WORK INSTRUCTIONS: Shown below is a listing with pictures; reproduce exactly, and only, the lines between the ones containing "Write a Python" and "label=series_label, zorder=3)", inclusive, leaving the pictures out.
== THE INPUT
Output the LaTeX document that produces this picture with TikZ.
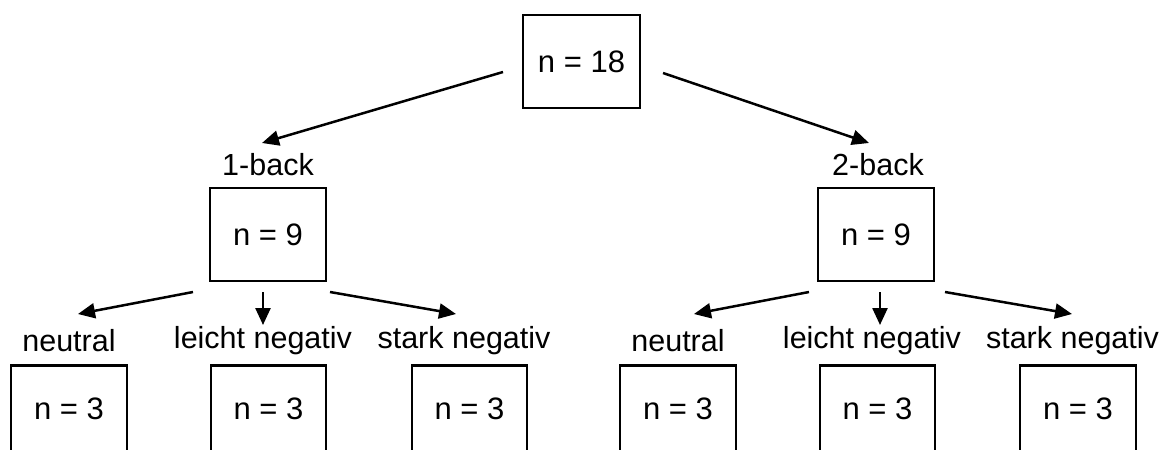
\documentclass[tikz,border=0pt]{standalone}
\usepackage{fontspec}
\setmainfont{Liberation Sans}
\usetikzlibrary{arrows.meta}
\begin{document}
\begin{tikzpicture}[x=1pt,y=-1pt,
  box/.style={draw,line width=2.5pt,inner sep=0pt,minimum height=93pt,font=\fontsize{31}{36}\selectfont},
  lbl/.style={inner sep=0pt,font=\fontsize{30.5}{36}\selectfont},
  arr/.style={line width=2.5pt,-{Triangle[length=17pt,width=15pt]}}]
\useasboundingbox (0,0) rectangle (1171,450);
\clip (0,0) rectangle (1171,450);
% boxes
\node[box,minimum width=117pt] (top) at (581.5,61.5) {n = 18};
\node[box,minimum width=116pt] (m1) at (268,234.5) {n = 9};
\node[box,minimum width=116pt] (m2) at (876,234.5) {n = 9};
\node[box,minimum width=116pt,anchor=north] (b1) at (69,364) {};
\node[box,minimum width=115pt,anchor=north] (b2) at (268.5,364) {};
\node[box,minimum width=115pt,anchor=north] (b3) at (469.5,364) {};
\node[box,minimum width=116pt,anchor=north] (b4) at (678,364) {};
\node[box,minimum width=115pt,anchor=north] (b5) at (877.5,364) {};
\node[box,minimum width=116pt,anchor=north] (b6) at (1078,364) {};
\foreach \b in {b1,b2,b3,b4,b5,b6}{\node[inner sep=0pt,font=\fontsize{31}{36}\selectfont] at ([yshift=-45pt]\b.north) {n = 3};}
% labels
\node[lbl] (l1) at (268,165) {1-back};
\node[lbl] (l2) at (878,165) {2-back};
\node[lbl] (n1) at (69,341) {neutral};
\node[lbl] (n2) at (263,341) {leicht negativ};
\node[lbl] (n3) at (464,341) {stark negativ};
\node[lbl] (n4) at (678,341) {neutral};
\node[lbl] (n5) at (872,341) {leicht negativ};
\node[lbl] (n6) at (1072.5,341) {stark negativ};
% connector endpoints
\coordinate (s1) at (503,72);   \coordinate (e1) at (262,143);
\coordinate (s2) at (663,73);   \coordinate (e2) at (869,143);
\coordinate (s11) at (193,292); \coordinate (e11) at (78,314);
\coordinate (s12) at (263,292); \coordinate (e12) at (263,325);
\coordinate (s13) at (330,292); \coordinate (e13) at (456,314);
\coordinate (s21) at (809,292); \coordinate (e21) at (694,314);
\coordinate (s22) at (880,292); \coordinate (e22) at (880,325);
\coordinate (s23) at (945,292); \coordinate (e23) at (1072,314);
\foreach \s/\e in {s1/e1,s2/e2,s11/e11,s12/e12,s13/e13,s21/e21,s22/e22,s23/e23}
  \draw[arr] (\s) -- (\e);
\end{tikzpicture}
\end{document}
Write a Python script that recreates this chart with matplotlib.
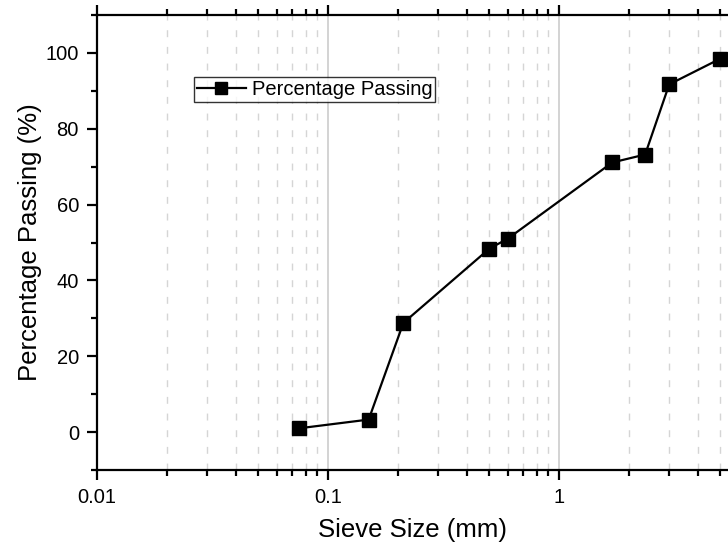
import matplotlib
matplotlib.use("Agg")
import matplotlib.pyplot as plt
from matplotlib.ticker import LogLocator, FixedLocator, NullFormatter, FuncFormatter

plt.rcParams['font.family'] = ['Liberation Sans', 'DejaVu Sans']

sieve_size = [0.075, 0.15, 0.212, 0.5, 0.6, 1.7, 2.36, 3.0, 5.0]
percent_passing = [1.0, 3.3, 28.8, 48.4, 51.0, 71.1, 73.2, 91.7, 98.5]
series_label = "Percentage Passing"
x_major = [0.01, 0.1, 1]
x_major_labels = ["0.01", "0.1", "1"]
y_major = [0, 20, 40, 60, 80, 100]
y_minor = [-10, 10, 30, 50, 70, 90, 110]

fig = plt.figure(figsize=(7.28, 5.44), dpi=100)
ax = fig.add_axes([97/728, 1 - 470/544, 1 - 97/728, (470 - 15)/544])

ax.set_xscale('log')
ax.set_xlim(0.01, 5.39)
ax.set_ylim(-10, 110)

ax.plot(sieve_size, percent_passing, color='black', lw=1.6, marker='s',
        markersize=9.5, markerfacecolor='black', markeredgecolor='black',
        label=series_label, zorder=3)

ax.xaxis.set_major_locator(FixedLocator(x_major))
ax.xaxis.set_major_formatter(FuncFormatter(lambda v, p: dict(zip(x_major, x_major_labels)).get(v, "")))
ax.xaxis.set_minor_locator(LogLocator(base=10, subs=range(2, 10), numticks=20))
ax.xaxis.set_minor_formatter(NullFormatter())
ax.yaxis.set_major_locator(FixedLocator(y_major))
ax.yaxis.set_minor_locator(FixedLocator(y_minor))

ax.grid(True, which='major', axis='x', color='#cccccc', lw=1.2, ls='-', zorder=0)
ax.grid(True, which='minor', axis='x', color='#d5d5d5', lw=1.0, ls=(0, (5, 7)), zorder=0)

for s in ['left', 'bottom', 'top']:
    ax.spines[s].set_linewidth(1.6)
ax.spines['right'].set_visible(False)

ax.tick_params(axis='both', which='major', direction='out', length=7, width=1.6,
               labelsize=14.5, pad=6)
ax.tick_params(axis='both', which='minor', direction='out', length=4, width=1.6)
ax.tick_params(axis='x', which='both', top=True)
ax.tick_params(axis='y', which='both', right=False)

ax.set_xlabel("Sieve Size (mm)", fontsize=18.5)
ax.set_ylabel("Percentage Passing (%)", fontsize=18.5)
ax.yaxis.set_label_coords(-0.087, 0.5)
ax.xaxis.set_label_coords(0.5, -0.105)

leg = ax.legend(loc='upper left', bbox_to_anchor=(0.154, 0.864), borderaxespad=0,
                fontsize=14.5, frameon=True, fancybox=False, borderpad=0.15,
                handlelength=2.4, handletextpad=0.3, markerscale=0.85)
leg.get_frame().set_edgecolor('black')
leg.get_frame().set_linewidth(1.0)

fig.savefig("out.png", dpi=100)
====
FINAL ANSWER:
Write a Python script that recreates this chart with matplotlib.
import matplotlib
matplotlib.use("Agg")
import matplotlib.pyplot as plt
from matplotlib.ticker import LogLocator, FixedLocator, NullFormatter, FuncFormatter

plt.rcParams['font.family'] = ['Liberation Sans', 'DejaVu Sans']

sieve_size = [0.075, 0.15, 0.212, 0.5, 0.6, 1.7, 2.36, 3.0, 5.0]
percent_passing = [1.0, 3.3, 28.8, 48.4, 51.0, 71.1, 73.2, 91.7, 98.5]
series_label = "Percentage Passing"
x_major = [0.01, 0.1, 1]
x_major_labels = ["0.01", "0.1", "1"]
y_major = [0, 20, 40, 60, 80, 100]
y_minor = [-10, 10, 30, 50, 70, 90, 110]

fig = plt.figure(figsize=(7.28, 5.44), dpi=100)
ax = fig.add_axes([97/728, 1 - 470/544, 1 - 97/728, (470 - 15)/544])

ax.set_xscale('log')
ax.set_xlim(0.01, 5.39)
ax.set_ylim(-10, 110)

ax.plot(sieve_size, percent_passing, color='black', lw=1.6, marker='s',
        markersize=9.5, markerfacecolor='black', markeredgecolor='black',
        label=series_label, zorder=3)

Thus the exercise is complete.